### Prompt
Beginning with the first line, set down every line through the one containing "ticks = [240, 260, 280, 300, 320, 340]", exactly as it appears, but not the pictures.

### Source data
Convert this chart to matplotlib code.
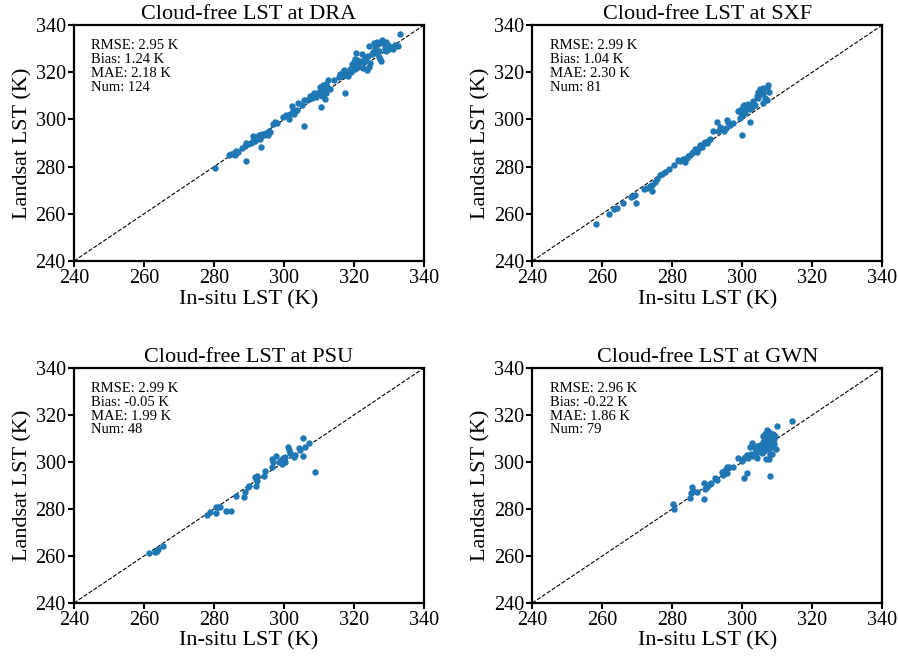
import matplotlib
matplotlib.use("Agg")
import matplotlib.pyplot as plt

plt.rcParams['font.family'] = ['Liberation Serif', 'DejaVu Serif']

sites = ["DRA", "SXF", "PSU", "GWN"]
stats = {
    "DRA": ["2.95", "1.24", "2.18", "124"],
    "SXF": ["2.99", "1.04", "2.30", "81"],
    "PSU": ["2.99", "-0.05", "1.99", "48"],
    "GWN": ["2.96", "-0.22", "1.86", "79"],
}
ticks = [240, 260, 280, 300, 320, 340]

# (in-situ, landsat)
dra_pts = [
    (280.2, 279.5), (284.4, 284.9), (284.9, 285.2), (285.7, 285.6), (286.0, 285.0),
    (286.3, 286.7), (286.8, 286.4), (287.9, 287.7), (288.9, 288.7), (289.0, 282.4),
    (289.1, 289.9), (289.8, 289.6), (290.5, 290.1), (291.2, 293.0), (291.5, 292.0),
    (292.0, 291.5), (292.4, 292.6), (292.8, 293.3), (293.2, 292.4), (293.4, 288.5),
    (293.6, 293.8), (294.2, 293.2), (294.8, 294.2), (295.3, 293.5), (295.6, 295.0),
    (296.0, 294.6), (296.9, 298.0), (297.4, 298.7), (297.9, 298.3), (300.6, 301.7),
    (301.5, 300.2), (301.8, 302.3), (302.2, 305.6), (302.7, 304.0), (302.8, 302.2),
    (303.6, 304.2), (304.1, 306.8), (305.0, 306.0), (305.7, 297.2), (305.8, 308.2),
    (307.4, 310.0), (307.8, 309.6), (308.2, 310.4), (308.6, 311.0), (309.0, 309.5),
    (309.4, 310.2), (309.9, 311.8), (310.2, 313.6), (310.5, 312.6), (310.6, 305.4),
    (310.9, 311.3), (311.3, 314.0), (311.6, 312.3), (311.8, 308.6), (312.0, 315.0),
    (312.3, 313.8), (312.7, 316.8), (313.1, 313.0), (314.3, 316.7), (316.0, 319.3),
    (316.4, 318.6), (316.8, 320.1), (317.2, 318.8), (317.4, 311.3), (317.8, 319.6),
    (318.3, 318.2), (318.8, 321.3), (319.3, 323.6), (319.6, 322.8), (320.0, 324.4),
    (320.3, 321.2), (320.6, 328.0), (320.8, 325.0), (321.1, 322.4), (321.5, 323.8),
    (321.9, 324.6), (322.2, 327.6), (322.6, 321.8), (323.0, 326.4), (323.4, 325.6),
    (323.6, 321.0), (324.0, 326.8), (324.4, 331.2), (324.7, 324.0), (325.1, 327.8),
    (325.5, 328.6), (325.8, 332.4), (326.2, 328.2), (326.5, 332.6), (326.9, 331.8),
    (327.2, 329.0), (327.4, 325.6), (327.7, 324.8), (328.0, 333.8), (328.4, 332.2),
    (328.8, 330.4), (329.2, 333.0), (329.6, 331.6), (330.0, 329.8), (330.5, 330.6),
    (331.0, 330.0), (332.7, 331.1), (333.1, 336.2), (290.8, 290.4), (291.8, 291.0),
    (293.0, 291.8), (299.8, 301.2), (303.0, 303.4), (306.5, 308.4), (308.0, 309.0),
    (309.6, 311.0), (310.8, 309.8), (311.0, 314.6), (312.0, 311.2), (315.6, 317.8),
    (317.0, 321.0), (319.0, 320.2), (320.4, 325.8), (322.8, 324.2), (324.2, 322.4),
    (326.0, 330.2), (327.0, 326.6), (329.0, 329.0), (331.6, 331.6),
]

sxf_pts = [
    (258.2, 255.9), (261.8, 260.1), (263.4, 262.0), (264.1, 262.6), (266.0, 264.4),
    (269.6, 264.4), (268.1, 267.2), (268.9, 267.7), (269.3, 268.1), (271.9, 270.4),
    (272.7, 271.1), (273.6, 271.8), (274.3, 269.8), (274.1, 272.2), (275.0, 273.3),
    (275.5, 274.8), (276.5, 276.5), (277.0, 276.9), (277.9, 277.9), (279.1, 279.1),
    (280.5, 280.6), (281.7, 282.8), (282.2, 282.4), (283.1, 283.1), (283.6, 282.1),
    (284.1, 283.5), (285.0, 285.0), (285.5, 285.7), (286.0, 286.4), (286.5, 287.4),
    (287.0, 286.4), (287.7, 287.8), (288.4, 288.2), (289.0, 289.9), (289.3, 290.6),
    (289.8, 290.2), (290.8, 291.8), (291.7, 294.9), (292.9, 298.7), (293.1, 295.3),
    (294.1, 296.0), (294.8, 295.3), (295.5, 299.9), (296.0, 299.1), (296.5, 297.7),
    (295.3, 296.3), (298.9, 303.4), (299.3, 304.1), (299.8, 302.0), (300.1, 305.5),
    (300.5, 306.2), (300.8, 304.1), (301.2, 304.8), (301.7, 306.7), (302.2, 304.4),
    (299.3, 300.6), (299.8, 293.5), (302.2, 299.0), (303.6, 306.2), (304.1, 310.1),
    (304.6, 309.1), (305.0, 310.9), (305.2, 312.9), (305.8, 307.0), (306.5, 309.1),
    (307.0, 313.3), (307.4, 314.8), (307.7, 311.5), (305.9, 311.2), (307.0, 308.4),
    (284.6, 284.4), (288.0, 289.0), (290.3, 291.0), (293.6, 297.0), (297.4, 298.4),
    (299.6, 303.0), (300.9, 302.6), (302.8, 305.4), (303.2, 307.6), (304.5, 311.6),
    (306.0, 313.4),
]

psu_pts = [
    (261.5, 261.4), (263.1, 261.9), (263.6, 262.3), (264.1, 262.8), (265.3, 264.3),
    (278.1, 277.5), (278.9, 278.9), (280.6, 278.4), (280.6, 281.0), (281.2, 280.7),
    (281.7, 281.0), (283.4, 279.1), (284.9, 279.1), (286.3, 285.5), (288.7, 285.0),
    (288.9, 287.4), (289.8, 289.5), (290.1, 289.8), (291.7, 293.5), (292.0, 292.6),
    (292.2, 294.0), (292.2, 291.9), (292.0, 289.9), (294.3, 294.0), (294.6, 296.3),
    (296.5, 301.1), (296.8, 300.1), (296.7, 297.7), (297.6, 302.7), (298.7, 300.0),
    (299.3, 299.0), (299.6, 301.6), (300.3, 302.0), (300.3, 300.1), (301.0, 306.5),
    (301.4, 305.1), (301.7, 303.7), (302.2, 303.0), (302.9, 302.0), (303.1, 303.1),
    (304.3, 306.1), (304.6, 305.1), (305.5, 302.6), (305.3, 310.4), (306.0, 306.5),
    (307.0, 308.2), (308.9, 295.7), (299.0, 301.0),
]

gwn_pts = [
    (280.3, 282.0), (280.5, 280.0), (285.1, 284.5), (285.3, 286.7), (285.5, 289.2),
    (286.0, 287.8), (287.2, 287.4), (289.1, 284.2), (289.1, 290.9), (289.3, 288.4),
    (289.8, 289.5), (290.3, 290.2), (290.8, 290.6), (291.0, 291.2), (292.2, 293.3),
    (292.7, 292.3), (294.1, 295.9), (294.6, 294.5), (295.1, 296.6), (295.7, 297.7),
    (295.7, 295.5), (296.3, 298.0), (297.3, 298.0), (298.9, 301.6), (299.8, 300.6),
    (300.3, 301.4), (300.5, 293.0), (300.8, 302.3), (301.3, 295.5), (301.3, 303.0),
    (301.7, 301.6), (302.2, 306.2), (302.4, 303.4), (302.7, 308.2), (303.6, 305.8),
    (303.6, 304.0), (304.1, 306.8), (304.3, 301.6), (304.6, 304.8), (305.1, 305.4),
    (305.5, 304.0), (305.8, 311.1), (306.2, 310.5), (306.5, 309.4), (306.8, 312.2),
    (306.8, 301.1), (307.2, 313.6), (307.5, 308.0), (307.5, 301.1), (307.7, 310.1),
    (307.9, 306.5), (307.9, 294.2), (307.9, 303.4), (308.4, 311.5), (308.6, 303.4),
    (308.2, 307.2), (308.9, 308.7), (309.1, 309.6), (310.0, 315.3), (314.1, 317.6),
    (303.0, 302.6), (304.0, 303.2), (305.0, 307.4), (305.6, 306.6), (306.0, 308.4),
    (306.4, 307.0), (306.6, 311.8), (307.0, 309.8), (307.3, 305.6), (307.6, 312.6),
    (308.0, 310.8), (308.2, 309.0), (308.5, 306.2), (308.8, 312.0), (309.2, 307.6),
    (309.4, 311.0), (309.6, 305.4), (306.2, 304.6), (302.0, 302.8),
]

data = {"DRA": dra_pts, "SXF": sxf_pts, "PSU": psu_pts, "GWN": gwn_pts}

fig = plt.figure(figsize=(8.98, 6.57), dpi=100)
# axes boxes in figure fractions (left, bottom, width, height)
boxes = [
    (0.0824, 0.6027, 0.3898, 0.3592),
    (0.5927, 0.6027, 0.3898, 0.3592),
    (0.0824, 0.0822, 0.3898, 0.3577),
    (0.5927, 0.0822, 0.3898, 0.3577),
]

for site, box in zip(sites, boxes):
    ax = fig.add_axes(box)
    pts = data[site]
    xs = [p[0] for p in pts]
    ys = [p[1] for p in pts]
    ax.plot([240, 340], [240, 340], color='black', linestyle='--', linewidth=0.8, zorder=1)
    ax.scatter(xs, ys, s=13, color='#1f77b4', zorder=2)
    ax.set_xlim(240, 340)
    ax.set_ylim(240, 340)
    ax.set_xticks(ticks)
    ax.set_yticks(ticks)
    ax.tick_params(labelsize=14.5, width=1.5, length=4, pad=2)
    for sp in ax.spines.values():
        sp.set_linewidth(1.6)
    ax.set_title(f"Cloud-free LST at {site}", fontsize=16, pad=4)
    ax.set_xlabel("In-situ LST (K)", fontsize=16, labelpad=1)
    ax.set_ylabel("Landsat LST (K)", fontsize=16, labelpad=2)
    r, b, m, n = stats[site]
    ax.text(0.05, 0.94, f"RMSE: {r} K\nBias: {b} K\nMAE: {m} K\nNum: {n}",
            transform=ax.transAxes, fontsize=10.5, va='top', ha='left', linespacing=1.08)

plt.savefig("out.png", dpi=100)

### Full solution
Convert this chart to matplotlib code.
import matplotlib
matplotlib.use("Agg")
import matplotlib.pyplot as plt

plt.rcParams['font.family'] = ['Liberation Serif', 'DejaVu Serif']

sites = ["DRA", "SXF", "PSU", "GWN"]
stats = {
    "DRA": ["2.95", "1.24", "2.18", "124"],
    "SXF": ["2.99", "1.04", "2.30", "81"],
    "PSU": ["2.99", "-0.05", "1.99", "48"],
    "GWN": ["2.96", "-0.22", "1.86", "79"],
}
ticks = [240, 260, 280, 300, 320, 340]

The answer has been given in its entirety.